Any code that is performance critical should be inside a function. Code inside functions tends to run much faster than top level code, due to how Julia’s compiler works.

Your code also seems to allocate a lot of (I think) unnecessary intermediate variables, which I think is usually a little more expensive on windows. I think in part that was due to syscalls in windows being a little more expensive. It’s hard to say though, since the timings are relatively close.

This doesn’t explain the difference you observe of course, but it’s very possible that the allocation and internal behavior of malloc on windows makes a difference here.

Yeah, the code is inside a function. Useless parts, like the “solution” variable are used after that piece of code, in particular “solution” is inserted into a matrix and returned. Anyway, the point where I see significant differences is the line which computes the norm. In particular, with or without the norm doesn’t change anything.

The full function code is:

function naiveminerr(A::Matrix{Float32}, EMG::Matrix{Float32})::Matrix{Float32}
    totaltime = size(EMG, 2)
    musize = size(A, 2)
    res = Matrix{Int32}(undef, musize, totaltime)
    for instant in 1:totaltime
        println(instant/totaltime*100)
        tempmin = Inf
        solution = undef
        for case in 0:2^(musize)-1
            bitpermutation = digits(Int32, case; base=2, pad=musize)
            tempval = @time norm(A*bitpermutation - EMG[:, instant])
            if tempval < tempmin
                tempmin = tempval
                solution = bitpermutation
            end
        end
        res[:, instant] = solution
    end
    return res
end

Anyway, performance slowdown are the same. The previous example was simplified to isolate the problematic line.
Now I’m computing that matrix in a completely different way, but I was curious to understand why this slowdown with a more performant CPU. I think I’ll try to run the same code on my laptop on windows to have more information. I’ve also seen the same problem on other dot products inside the same codebase. So I guess there is something not working properly, I guess at low level.
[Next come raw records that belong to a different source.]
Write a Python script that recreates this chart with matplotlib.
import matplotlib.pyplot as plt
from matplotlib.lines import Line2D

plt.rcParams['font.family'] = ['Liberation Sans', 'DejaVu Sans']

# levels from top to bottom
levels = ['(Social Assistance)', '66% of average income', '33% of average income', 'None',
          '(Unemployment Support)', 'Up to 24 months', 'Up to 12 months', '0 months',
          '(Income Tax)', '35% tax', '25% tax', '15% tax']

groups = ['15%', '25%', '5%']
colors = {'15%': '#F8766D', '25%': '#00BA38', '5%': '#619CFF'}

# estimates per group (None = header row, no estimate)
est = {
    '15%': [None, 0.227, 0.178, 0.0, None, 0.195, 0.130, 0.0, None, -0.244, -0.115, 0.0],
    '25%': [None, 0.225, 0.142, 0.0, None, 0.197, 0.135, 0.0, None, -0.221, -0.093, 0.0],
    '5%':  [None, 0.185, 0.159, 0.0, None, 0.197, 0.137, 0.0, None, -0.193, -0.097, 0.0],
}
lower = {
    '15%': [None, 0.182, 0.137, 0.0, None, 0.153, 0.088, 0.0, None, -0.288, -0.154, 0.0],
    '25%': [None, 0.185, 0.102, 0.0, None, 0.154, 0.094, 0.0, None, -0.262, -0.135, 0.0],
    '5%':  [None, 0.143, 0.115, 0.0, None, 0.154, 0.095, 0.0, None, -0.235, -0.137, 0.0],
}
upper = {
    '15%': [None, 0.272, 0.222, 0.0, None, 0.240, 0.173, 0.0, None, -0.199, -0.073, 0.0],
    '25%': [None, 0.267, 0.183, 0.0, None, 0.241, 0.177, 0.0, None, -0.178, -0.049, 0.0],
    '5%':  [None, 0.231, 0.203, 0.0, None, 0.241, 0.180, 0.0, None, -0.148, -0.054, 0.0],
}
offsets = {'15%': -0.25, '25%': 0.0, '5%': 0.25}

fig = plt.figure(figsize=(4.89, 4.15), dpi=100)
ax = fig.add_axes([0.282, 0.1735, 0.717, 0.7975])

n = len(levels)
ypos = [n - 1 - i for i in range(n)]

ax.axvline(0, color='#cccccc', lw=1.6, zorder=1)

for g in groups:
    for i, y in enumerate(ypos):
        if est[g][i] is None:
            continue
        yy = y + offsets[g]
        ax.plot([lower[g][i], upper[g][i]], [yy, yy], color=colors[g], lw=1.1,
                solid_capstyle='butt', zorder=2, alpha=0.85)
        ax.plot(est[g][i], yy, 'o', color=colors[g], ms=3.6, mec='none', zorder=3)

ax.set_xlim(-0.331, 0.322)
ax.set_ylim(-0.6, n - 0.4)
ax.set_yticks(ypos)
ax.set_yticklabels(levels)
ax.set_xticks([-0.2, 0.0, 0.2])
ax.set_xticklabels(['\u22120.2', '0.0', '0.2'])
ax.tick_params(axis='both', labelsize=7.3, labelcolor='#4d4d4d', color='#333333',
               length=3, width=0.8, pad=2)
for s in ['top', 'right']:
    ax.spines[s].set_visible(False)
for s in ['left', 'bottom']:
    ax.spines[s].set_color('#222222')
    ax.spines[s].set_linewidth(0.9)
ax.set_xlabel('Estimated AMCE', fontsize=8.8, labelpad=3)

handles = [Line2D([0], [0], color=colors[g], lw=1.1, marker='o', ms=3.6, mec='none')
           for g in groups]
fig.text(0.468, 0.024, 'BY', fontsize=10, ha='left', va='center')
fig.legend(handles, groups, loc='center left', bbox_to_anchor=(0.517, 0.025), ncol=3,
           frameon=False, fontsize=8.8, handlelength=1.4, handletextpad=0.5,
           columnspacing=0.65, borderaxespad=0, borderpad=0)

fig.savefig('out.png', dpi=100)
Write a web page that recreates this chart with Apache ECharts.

To be clear, when you said that

, which measurement are you talking about? An individual call to norm(...) or the whole function? I’m asking because on my linux machine, the call to norm takes just 0.000014 seconds, while the whole computation takes ~10s, making me think that this is not the main culprit of the slowdown. This is my machine:

julia> versioninfo()
Julia Version 1.9.0-DEV.614
Commit 0488abc625* (2022-05-24 15:28 UTC)
Platform Info:
  OS: Linux (x86_64-pc-linux-gnu)
  CPU: 4 × Intel(R) Core(TM) i7-6600U CPU @ 2.60GHz
  WORD_SIZE: 64
  LIBM: libopenlibm
  LLVM: libLLVM-13.0.1 (ORCJIT, skylake)
  Threads: 4 on 4 virtual cores
Environment:
  JULIA_NUM_THREADS = 4

The function you’ve posted is in part also type unstable, so that may have an influence as well. Another factor may be a difference in single core performance between the two CPUs, but I do have to admit that I’m not up to date with which manufacturer is generally better there. I think that may have been Intel favored (which may play a part), but I’m not sure.

Have you considered using dot(x, A, y), to avoid a potential expensive matrix product? Both A and EMG are matrices after all, not vectors, so I’m not sure what you mean with the dot product there.

First of all thanks for your support!

yeah, I talk about the average computation time of norm(...). The whole computation of the inner for cycle is ~7s.
The problem is that totaltime is ~65000. So it would takes days.

About this:

, where is the function type unstable? the product A*bitpermutation? I already checked this part: it doesn’t change if bitpermutation is a Float. About CPUs, I really don’t know.

In this:

, all dimensions are right, as EMG has the same number of rows of A and the number of columns of A is the same of the column vector bitpermutation.

An additional information: the Windows build of julia uses libLLVM 12, the arch one libLLVM 13. I don’t know which role this can have.

@Sukera, I just checked on the laptop, switching to windows 10: it is a few slower than on arch, about 10% on average. I think this is pretty similar and has sense. So…, it is probably a problem with AMD processors. Or with that gen of processors. Unfortunately I really can’t install arch on the workstation to fully check.